For the World Day of Migrants and Refugees – 19 January
By Oliver Maksan, ACN International
Adapted by AB Griffin, ACN Canada
A high-ranking representative of the Latin Patriarchate of Jerusalem has called for solidarity with refugees in Israel and criticised the government’s treatment of them. Father David Neuhaus S.J., Vicar of the Latin Patriarch for the Hebrew-speaking Catholics and responsible for the pastoral care of migrants in Israel, told the international pastoral charity Aid to the Church in Need (ACN) in Jerusalem on Monday: “Our position is that of Pope Francis. In a message for the World Day of Migrants, he said that we must stop seeing migration as a danger to society, but as a gift. Here in Israel, some politicians and media use very wounding language and describe asylum seekers in blanket fashion as infiltrators. But we must appreciate that these are people who need our help, because they fled to save their lives. We must treat them as human beings, not criminalise them in advance.”

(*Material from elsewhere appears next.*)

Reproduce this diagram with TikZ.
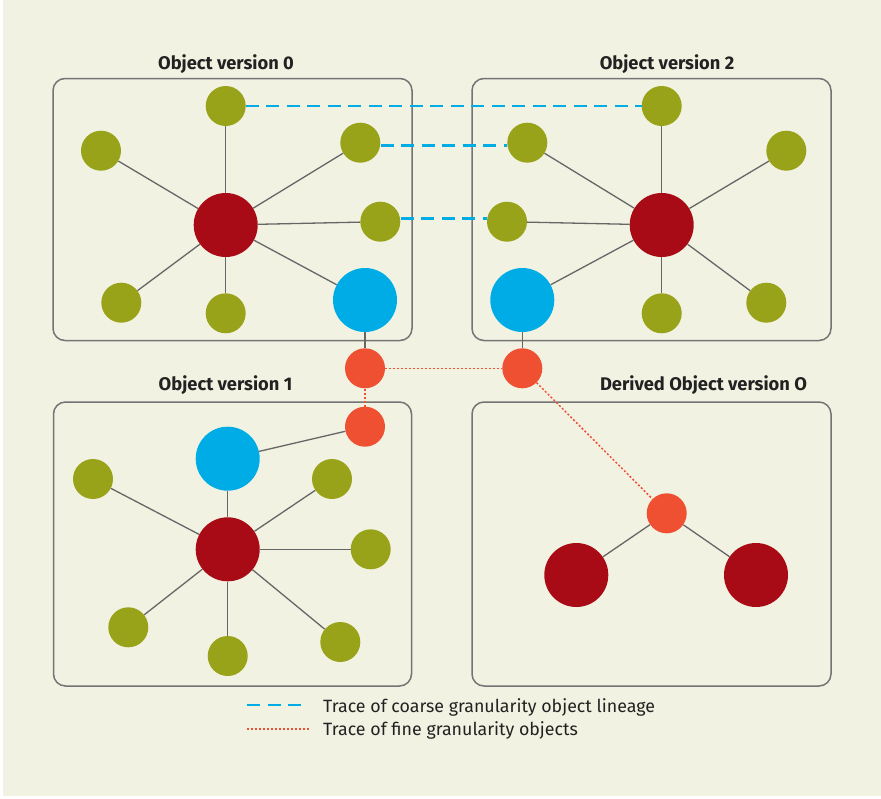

The background to Father Neuhaus’s remarks is the latest protest by migrants against the Israeli asylum legislation and its practice in the handling of asylum applications. In recent days, thousands have demonstrated in Tel Aviv and in front of the Parliament in Jerusalem. The Israeli Parliament recently passed an amendment to the so-called Anti-Infiltration Act. According to this, migrants who have entered Israel illegally and cannot be expelled immediately are held in open reception camps. In December, the authorities began to deport the first groups of persons to a camp in the Negev Desert. In a rare statement, the Jerusalem-based representative of the United Nations Refugee Agency expressed massive criticism of the new legislation and practice. Israel is bound by the UN Refugee Convention, he pointed out. According to this, the internment of asylum seekers is only permitted as a last resort. Last December, numerous human rights organisations went to court to object to the new legislation. An application for the suspension of the amended Anti-Infiltration Act was then rejected by the Supreme Court. Meanwhile, the review procedure for its constitutional conformity is still pending.
53,000 seek asylum in Israel
Father Neuhaus: “For the majority of refugees, Israel was not their first choice. They would have preferred to seek asylum in Europe. But since Europe has closed its borders to refugees from Africa, they have come to Israel. During their flight, many have had terrifying experiences of human trafficking and torture and are traumatised. But meanwhile, Israel has also built a fence so that practically no more refugees can enter the country.” Father Neuhaus further emphasised that the Israeli government naturally has the right to differentiate between asylum seekers and economic migrants seeking work. “But this is not what happens. The asylum seekers are not classified individually on the basis of their situation, but treated in a blanket way. For the majority, no investigation has yet taken place to discover if they have a right of asylum as refugees.” Neuhaus further criticized the fact that applications for asylum that have been submitted are processed slowly and are only successful in a few cases.
There are currently a total of some 53,000 asylum seekers in Israel. Most of these come from Eritrea and Sudan. Some 40,000 are Christians, mostly from Orthodox faiths. The rest are Muslims, mainly from the Darfur Region in Sudan. Only a few thousand are Catholics. According to Father Neuhaus there are no precise figures. A few months ago, at the request of the Latin Patriarchate, the Catholic Bishops’ Conference of Ethiopia sent an Ethiopian Catholic clergyman to Israel for the pastoral care of these persons. The Catholic Church in the Holy Land is also working together with other organisations to improve the humanitarian situation of the asylum seekers. The focus here is especially on health provision. The Church is also making efforts to teach the Catechism to the asylum seekers’ children.
The charity ACN has been supporting pastoral work with migrants in Israel and the work of Father Neuhaus for many year.